Quote of the day: Hail!  Hail!  The gang’s all here. — D. A. Estrom

008Some people say Christmas is the most heartwarming holiday of them all.

“Silver bells, silver bells / It’s Christmas time in the city”

As I walk through the front doors of one of Santa Fe’s upscale grocery stores, the produce department sounds like a cattle drive gone cowbell crazy. Everywhere I look, aisles are crowded. People are rushing by me as if en route to an urgent bathroom visit. Shoppers, with one ear attached to their cell phone, fuss over lettuce as if choosing their last supper, albeit an organic one.

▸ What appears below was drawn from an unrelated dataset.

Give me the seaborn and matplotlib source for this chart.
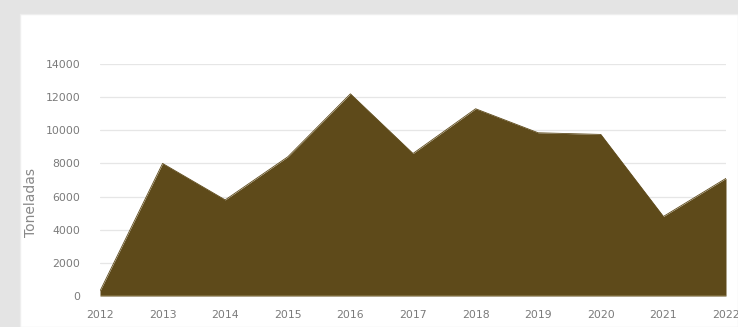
import pandas as pd
import seaborn as sns
import matplotlib.pyplot as plt
from matplotlib.patches import Rectangle

# Data
years = [2012, 2013, 2014, 2015, 2016, 2017, 2018, 2019, 2020, 2021, 2022]
toneladas = [300, 8000, 5800, 8400, 12200, 8600, 11300, 9850, 9750, 4800, 7100]
y_ticks = [0, 2000, 4000, 6000, 8000, 10000, 12000, 14000]

df = pd.DataFrame({'year': years, 'toneladas': toneladas})

sns.set_theme(style='whitegrid')
plt.rcParams['font.family'] = ['DejaVu Sans']

fig = plt.figure(figsize=(7.38, 3.27), dpi=100)
fig.patch.set_facecolor('#e4e4e4')
# white chart panel, drawn behind the axes
fig.patches.append(Rectangle((20 / 738, 0), 1 - 20 / 738, 1 - 14 / 327,
                             transform=fig.transFigure, facecolor='white',
                             edgecolor='#eeeeee', linewidth=1, zorder=-10))

ax = fig.add_axes([100 / 738, 31 / 327, 626 / 738, 232 / 327])
ax.set_facecolor('none')

color = '#5e4a1a'
sns.lineplot(data=df, x='year', y='toneladas', color=color, linewidth=0.6, ax=ax)
ax.fill_between(df['year'], df['toneladas'], color=color, linewidth=0, zorder=2)

ax.set_xlim(2012, 2022)
ax.set_ylim(0, 14000)
ax.set_xticks(years)
ax.set_yticks(y_ticks)
ax.set_xticklabels([str(y) for y in years], fontsize=7.8, color='#7a7a7a')
ax.set_yticklabels([str(v) for v in y_ticks], fontsize=7.8, color='#7a7a7a')
ax.tick_params(axis='x', length=0, pad=10)
ax.tick_params(axis='y', length=0, pad=14)
ax.grid(axis='x', visible=False)
ax.grid(axis='y', color='#e6e6e6', linewidth=0.9)
for s in ax.spines.values():
    s.set_visible(False)
ax.axhline(0, color='#f2e6b8', linewidth=1, zorder=3)

ax.set_xlabel('')
ax.set_ylabel('Toneladas', fontsize=10, color='#888888')
ax.yaxis.set_label_coords(-0.099, 0.405)

fig.savefig('out.png', dpi=100, facecolor=fig.get_facecolor())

Desperate, I park my cart in a little nook of space on the sales floor the marketing director has actually failed to fill. Unfortunately, in the time it takes me to pick my first item up for purchase, the empty cart is gone, snatched away in a flash.

I go back to the store entrance and get another cart. The only one left is a huge family size monstrosity. As I wheel this green, tank-like contraption back to produce, I get butt-ended by other people trying to turn their tanks around. Space is at an all-time premium today. Some people act as if there’s a personal two foot area surrounding their cart, a zone I’ll get shocked by if proceeding within. (I don’t exactly experience shocks, but do see snarls and flashes of customer teeth.) Wasn’t the average personal cart space in August at least three feet in width?

Cautiously navigating my way out of produce, I head to one of the store’s middle aisles. No way – it’s clear of customers! Overhead piped-in Christmas carols are replaced by “We’re Off to See the Wizard.” I kick my heels in mid-air as I skip down the lane for no other reason than I can.

But, like Dorothy in “Oz’s” Munchkinland Square, shoppers quickly descend upon me from all directions. I stop to watch my fellow New Mexican shoppers race around, as if by doing so they’ll shave time off their unalterable fifteen minute check-out experience.

Christmas lyrics return:  “Strings of street lights / Even stop lights / Blink a bright red and green / As the shoppers rush home with their treasures.” “Shoppers rush home” is a reminder, a warning I must stop and look both ways for oncoming customers whenever exiting an aisle. I’ve learned that cart traffic laws don’t exist during Christmas, despite the fact it’s the season of giving.  How sad. Christmas isn’t a very heartwarming holiday anymore. Because of it, and feeling crowded, people just get grumpy. All I really want to do now is shop, pay, and get out of here.

Approaching my car in the parking lot (with its Munchkin-sized lanes and Munchkin-sized parking spaces), my checkout line bagger suddenly rushes up and says, “Oh, sir, you left your bottled water behind. Here it is. And happy holidays, sir.”

He smiles. I smile. We even shake hands.

“Silver Bells / silver Bells / Soon it will be Christmas Day.”

Maybe Christmas hasn’t completely failed the test after all. I guess it just depends on who you bump into.